→ REQUIREMENT
Return the material exactly as supplied, apart from the pictures, which are omitted.
--- START DATA LINES ---
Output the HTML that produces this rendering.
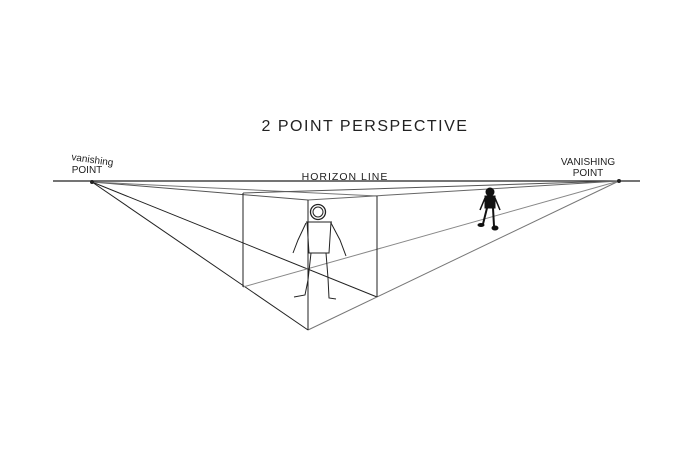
<!DOCTYPE html>
<html><head><style>
html,body{margin:0;padding:0;background:#fff;}
svg{display:block}
text{font-family:"Liberation Sans",sans-serif;fill:#222}
</style></head><body>
<svg width="690" height="450" viewBox="0 0 690 450" xmlns="http://www.w3.org/2000/svg">
<rect width="690" height="450" fill="#fff"/>
<text x="365" y="131" font-size="16" text-anchor="middle" letter-spacing="1.5">2 POINT PERSPECTIVE</text>
<text x="345" y="180" font-size="10.5" text-anchor="middle" letter-spacing="1">HORIZON LINE</text>
<text x="92" y="163" font-size="10" text-anchor="middle" transform="rotate(8 92 163)">vanishing</text>
<text x="87" y="173" font-size="10" text-anchor="middle">POINT</text>
<text x="588" y="165" font-size="10" text-anchor="middle">VANISHING</text>
<text x="588" y="176" font-size="10" text-anchor="middle">POINT</text>
<g stroke="#222" fill="none" stroke-width="1">
<line x1="53" y1="181" x2="640" y2="181" stroke-width="1.3"/>
<line x1="92" y1="182" x2="308" y2="330"/>
<line x1="92" y1="182" x2="377" y2="297"/>
<line x1="92" y1="182" x2="308" y2="200" stroke="#555"/>
<line x1="92" y1="182" x2="377" y2="196" stroke="#777"/>
<line x1="619" y1="181" x2="308" y2="330" stroke="#777"/>
<line x1="619" y1="181" x2="243" y2="287" stroke="#888"/>
<line x1="619" y1="181" x2="243" y2="193" stroke="#555"/>
<line x1="619" y1="181" x2="308" y2="200" stroke="#666"/>
<line x1="243" y1="193" x2="243" y2="287"/>
<line x1="308" y1="200" x2="308" y2="330"/>
<line x1="377" y1="196" x2="377" y2="297"/>
<circle cx="318" cy="212" r="7.5" stroke-width="1.3"/>
<circle cx="318" cy="212" r="5" />
<path d="M306 222 L332 222 M307 222 L309 253 L329 253 L331 222"/>
<path d="M306 223 L298 240 L293 253 M331 223 L340 240 L346 256"/>
<path d="M311 253 L308 280 L305 295 L294 297 M326 253 L328 278 L329 298 L336 299"/>
<circle cx="92" cy="182" r="1.5" fill="#222"/>
<circle cx="619" cy="181" r="1.5" fill="#222"/>
</g>
<g stroke="#111" fill="#111">
<circle cx="490" cy="192" r="4"/>
<rect x="485" y="196" width="10" height="12"/>
<path d="M485 198 L480 210 M495 198 L500 210" stroke-width="1.5" fill="none"/>
<path d="M487 208 L483 224 M493 208 L494 226" stroke-width="2" fill="none"/>
<ellipse cx="481" cy="225" rx="3" ry="1.5"/>
<ellipse cx="495" cy="228" rx="3" ry="2"/>
</g>
</svg>
</body></html>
--- END DATA LINES ---
→ OUTPUT FOR THIS TASK
Output the HTML that produces this rendering.
<!DOCTYPE html>
<html><head><style>
html,body{margin:0;padding:0;background:#fff;}
svg{display:block}
text{font-family:"Liberation Sans",sans-serif;fill:#222}
</style></head><body>
<svg width="690" height="450" viewBox="0 0 690 450" xmlns="http://www.w3.org/2000/svg">
<rect width="690" height="450" fill="#fff"/>
<text x="365" y="131" font-size="16" text-anchor="middle" letter-spacing="1.5">2 POINT PERSPECTIVE</text>
<text x="345" y="180" font-size="10.5" text-anchor="middle" letter-spacing="1">HORIZON LINE</text>
<text x="92" y="163" font-size="10" text-anchor="middle" transform="rotate(8 92 163)">vanishing</text>
<text x="87" y="173" font-size="10" text-anchor="middle">POINT</text>
<text x="588" y="165" font-size="10" text-anchor="middle">VANISHING</text>
<text x="588" y="176" font-size="10" text-anchor="middle">POINT</text>
<g stroke="#222" fill="none" stroke-width="1">
<line x1="53" y1="181" x2="640" y2="181" stroke-width="1.3"/>
<line x1="92" y1="182" x2="308" y2="330"/>
<line x1="92" y1="182" x2="377" y2="297"/>
<line x1="92" y1="182" x2="308" y2="200" stroke="#555"/>
<line x1="92" y1="182" x2="377" y2="196" stroke="#777"/>
<line x1="619" y1="181" x2="308" y2="330" stroke="#777"/>
<line x1="619" y1="181" x2="243" y2="287" stroke="#888"/>
<line x1="619" y1="181" x2="243" y2="193" stroke="#555"/>
<line x1="619" y1="181" x2="308" y2="200" stroke="#666"/>
<line x1="243" y1="193" x2="243" y2="287"/>
<line x1="308" y1="200" x2="308" y2="330"/>
<line x1="377" y1="196" x2="377" y2="297"/>
<circle cx="318" cy="212" r="7.5" stroke-width="1.3"/>
<circle cx="318" cy="212" r="5" />
<path d="M306 222 L332 222 M307 222 L309 253 L329 253 L331 222"/>
<path d="M306 223 L298 240 L293 253 M331 223 L340 240 L346 256"/>
<path d="M311 253 L308 280 L305 295 L294 297 M326 253 L328 278 L329 298 L336 299"/>
<circle cx="92" cy="182" r="1.5" fill="#222"/>
<circle cx="619" cy="181" r="1.5" fill="#222"/>
</g>
<g stroke="#111" fill="#111">
<circle cx="490" cy="192" r="4"/>
<rect x="485" y="196" width="10" height="12"/>
<path d="M485 198 L480 210 M495 198 L500 210" stroke-width="1.5" fill="none"/>
<path d="M487 208 L483 224 M493 208 L494 226" stroke-width="2" fill="none"/>
<ellipse cx="481" cy="225" rx="3" ry="1.5"/>
<ellipse cx="495" cy="228" rx="3" ry="2"/>
</g>
</svg>
</body></html>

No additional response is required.